[start Data excerpt]

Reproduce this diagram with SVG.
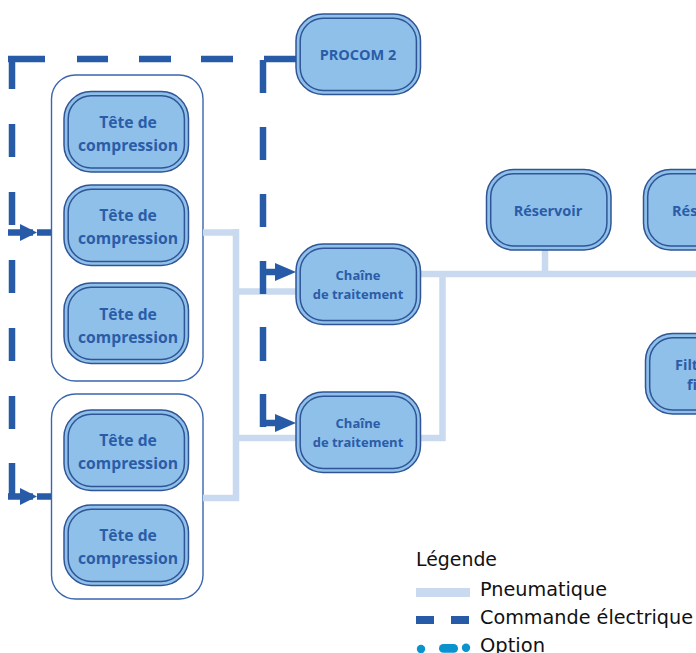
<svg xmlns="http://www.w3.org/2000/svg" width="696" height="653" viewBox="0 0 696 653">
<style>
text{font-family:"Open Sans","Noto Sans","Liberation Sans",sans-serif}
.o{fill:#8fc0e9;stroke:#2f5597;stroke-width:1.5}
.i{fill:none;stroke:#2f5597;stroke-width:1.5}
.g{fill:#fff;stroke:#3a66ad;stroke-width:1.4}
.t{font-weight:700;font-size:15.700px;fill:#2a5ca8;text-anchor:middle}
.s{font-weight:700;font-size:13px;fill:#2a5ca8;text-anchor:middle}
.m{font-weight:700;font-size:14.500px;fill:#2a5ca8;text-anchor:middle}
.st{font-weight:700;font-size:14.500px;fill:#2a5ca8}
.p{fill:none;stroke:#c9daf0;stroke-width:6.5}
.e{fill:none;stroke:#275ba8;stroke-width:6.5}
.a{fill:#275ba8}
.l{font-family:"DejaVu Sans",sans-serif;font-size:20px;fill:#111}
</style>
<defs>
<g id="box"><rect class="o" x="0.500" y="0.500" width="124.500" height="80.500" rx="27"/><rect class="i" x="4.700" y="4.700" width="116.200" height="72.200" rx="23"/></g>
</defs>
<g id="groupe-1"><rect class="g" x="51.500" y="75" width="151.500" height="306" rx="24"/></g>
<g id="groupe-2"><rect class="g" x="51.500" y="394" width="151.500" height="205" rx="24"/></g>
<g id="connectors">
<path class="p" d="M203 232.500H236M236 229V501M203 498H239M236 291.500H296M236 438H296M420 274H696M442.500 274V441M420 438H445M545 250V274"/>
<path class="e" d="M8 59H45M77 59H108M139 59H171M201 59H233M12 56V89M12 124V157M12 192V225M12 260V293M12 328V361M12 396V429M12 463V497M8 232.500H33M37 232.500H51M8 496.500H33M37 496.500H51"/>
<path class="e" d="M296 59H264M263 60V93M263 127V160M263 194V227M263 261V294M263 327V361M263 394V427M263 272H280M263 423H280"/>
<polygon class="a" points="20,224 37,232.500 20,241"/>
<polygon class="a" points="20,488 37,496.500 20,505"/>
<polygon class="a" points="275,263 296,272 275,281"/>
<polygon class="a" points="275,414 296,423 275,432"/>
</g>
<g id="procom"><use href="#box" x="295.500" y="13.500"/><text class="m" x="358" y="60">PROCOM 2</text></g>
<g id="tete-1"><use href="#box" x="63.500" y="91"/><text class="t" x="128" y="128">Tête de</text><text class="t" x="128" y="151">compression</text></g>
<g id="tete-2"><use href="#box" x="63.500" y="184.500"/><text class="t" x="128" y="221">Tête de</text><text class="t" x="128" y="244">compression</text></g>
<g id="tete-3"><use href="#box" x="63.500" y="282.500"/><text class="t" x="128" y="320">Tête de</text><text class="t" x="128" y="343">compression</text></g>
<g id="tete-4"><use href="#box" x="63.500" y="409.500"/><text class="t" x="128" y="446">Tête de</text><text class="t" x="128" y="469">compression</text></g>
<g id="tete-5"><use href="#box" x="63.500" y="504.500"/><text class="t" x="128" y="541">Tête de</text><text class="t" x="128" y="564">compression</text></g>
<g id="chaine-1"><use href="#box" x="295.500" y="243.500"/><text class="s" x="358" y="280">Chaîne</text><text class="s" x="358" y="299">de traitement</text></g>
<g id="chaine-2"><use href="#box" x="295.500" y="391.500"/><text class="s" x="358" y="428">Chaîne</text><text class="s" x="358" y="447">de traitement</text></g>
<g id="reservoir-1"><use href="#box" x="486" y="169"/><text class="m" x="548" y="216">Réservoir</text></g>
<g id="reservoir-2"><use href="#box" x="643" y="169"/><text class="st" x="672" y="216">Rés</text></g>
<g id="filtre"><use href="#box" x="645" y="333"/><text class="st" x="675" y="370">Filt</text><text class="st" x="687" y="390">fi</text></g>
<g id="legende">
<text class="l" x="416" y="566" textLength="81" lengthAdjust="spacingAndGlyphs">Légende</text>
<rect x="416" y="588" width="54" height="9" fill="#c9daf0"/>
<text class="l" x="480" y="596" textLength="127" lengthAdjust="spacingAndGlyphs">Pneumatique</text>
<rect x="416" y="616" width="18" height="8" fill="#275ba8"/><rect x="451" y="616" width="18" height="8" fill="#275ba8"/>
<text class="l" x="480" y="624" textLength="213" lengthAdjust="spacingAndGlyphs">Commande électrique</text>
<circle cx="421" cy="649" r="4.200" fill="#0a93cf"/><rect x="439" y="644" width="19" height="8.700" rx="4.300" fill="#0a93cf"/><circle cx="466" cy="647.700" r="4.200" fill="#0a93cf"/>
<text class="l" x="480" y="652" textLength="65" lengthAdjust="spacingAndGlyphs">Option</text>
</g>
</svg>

[end Data excerpt]

→ The request
Return each line of the data, keeping its wording exact and omitting pictures.

→ Result for this task
Reproduce this diagram with SVG.
<svg xmlns="http://www.w3.org/2000/svg" width="696" height="653" viewBox="0 0 696 653">
<style>
text{font-family:"Open Sans","Noto Sans","Liberation Sans",sans-serif}
.o{fill:#8fc0e9;stroke:#2f5597;stroke-width:1.5}
.i{fill:none;stroke:#2f5597;stroke-width:1.5}
.g{fill:#fff;stroke:#3a66ad;stroke-width:1.4}
.t{font-weight:700;font-size:15.700px;fill:#2a5ca8;text-anchor:middle}
.s{font-weight:700;font-size:13px;fill:#2a5ca8;text-anchor:middle}
.m{font-weight:700;font-size:14.500px;fill:#2a5ca8;text-anchor:middle}
.st{font-weight:700;font-size:14.500px;fill:#2a5ca8}
.p{fill:none;stroke:#c9daf0;stroke-width:6.5}
.e{fill:none;stroke:#275ba8;stroke-width:6.5}
.a{fill:#275ba8}
.l{font-family:"DejaVu Sans",sans-serif;font-size:20px;fill:#111}
</style>
<defs>
<g id="box"><rect class="o" x="0.500" y="0.500" width="124.500" height="80.500" rx="27"/><rect class="i" x="4.700" y="4.700" width="116.200" height="72.200" rx="23"/></g>
</defs>
<g id="groupe-1"><rect class="g" x="51.500" y="75" width="151.500" height="306" rx="24"/></g>
<g id="groupe-2"><rect class="g" x="51.500" y="394" width="151.500" height="205" rx="24"/></g>
<g id="connectors">
<path class="p" d="M203 232.500H236M236 229V501M203 498H239M236 291.500H296M236 438H296M420 274H696M442.500 274V441M420 438H445M545 250V274"/>
<path class="e" d="M8 59H45M77 59H108M139 59H171M201 59H233M12 56V89M12 124V157M12 192V225M12 260V293M12 328V361M12 396V429M12 463V497M8 232.500H33M37 232.500H51M8 496.500H33M37 496.500H51"/>
<path class="e" d="M296 59H264M263 60V93M263 127V160M263 194V227M263 261V294M263 327V361M263 394V427M263 272H280M263 423H280"/>
<polygon class="a" points="20,224 37,232.500 20,241"/>
<polygon class="a" points="20,488 37,496.500 20,505"/>
<polygon class="a" points="275,263 296,272 275,281"/>
<polygon class="a" points="275,414 296,423 275,432"/>
</g>
<g id="procom"><use href="#box" x="295.500" y="13.500"/><text class="m" x="358" y="60">PROCOM 2</text></g>
<g id="tete-1"><use href="#box" x="63.500" y="91"/><text class="t" x="128" y="128">Tête de</text><text class="t" x="128" y="151">compression</text></g>
<g id="tete-2"><use href="#box" x="63.500" y="184.500"/><text class="t" x="128" y="221">Tête de</text><text class="t" x="128" y="244">compression</text></g>
<g id="tete-3"><use href="#box" x="63.500" y="282.500"/><text class="t" x="128" y="320">Tête de</text><text class="t" x="128" y="343">compression</text></g>
<g id="tete-4"><use href="#box" x="63.500" y="409.500"/><text class="t" x="128" y="446">Tête de</text><text class="t" x="128" y="469">compression</text></g>
<g id="tete-5"><use href="#box" x="63.500" y="504.500"/><text class="t" x="128" y="541">Tête de</text><text class="t" x="128" y="564">compression</text></g>
<g id="chaine-1"><use href="#box" x="295.500" y="243.500"/><text class="s" x="358" y="280">Chaîne</text><text class="s" x="358" y="299">de traitement</text></g>
<g id="chaine-2"><use href="#box" x="295.500" y="391.500"/><text class="s" x="358" y="428">Chaîne</text><text class="s" x="358" y="447">de traitement</text></g>
<g id="reservoir-1"><use href="#box" x="486" y="169"/><text class="m" x="548" y="216">Réservoir</text></g>
<g id="reservoir-2"><use href="#box" x="643" y="169"/><text class="st" x="672" y="216">Rés</text></g>
<g id="filtre"><use href="#box" x="645" y="333"/><text class="st" x="675" y="370">Filt</text><text class="st" x="687" y="390">fi</text></g>
<g id="legende">
<text class="l" x="416" y="566" textLength="81" lengthAdjust="spacingAndGlyphs">Légende</text>
<rect x="416" y="588" width="54" height="9" fill="#c9daf0"/>
<text class="l" x="480" y="596" textLength="127" lengthAdjust="spacingAndGlyphs">Pneumatique</text>
<rect x="416" y="616" width="18" height="8" fill="#275ba8"/><rect x="451" y="616" width="18" height="8" fill="#275ba8"/>
<text class="l" x="480" y="624" textLength="213" lengthAdjust="spacingAndGlyphs">Commande électrique</text>
<circle cx="421" cy="649" r="4.200" fill="#0a93cf"/><rect x="439" y="644" width="19" height="8.700" rx="4.300" fill="#0a93cf"/><circle cx="466" cy="647.700" r="4.200" fill="#0a93cf"/>
<text class="l" x="480" y="652" textLength="65" lengthAdjust="spacingAndGlyphs">Option</text>
</g>
</svg>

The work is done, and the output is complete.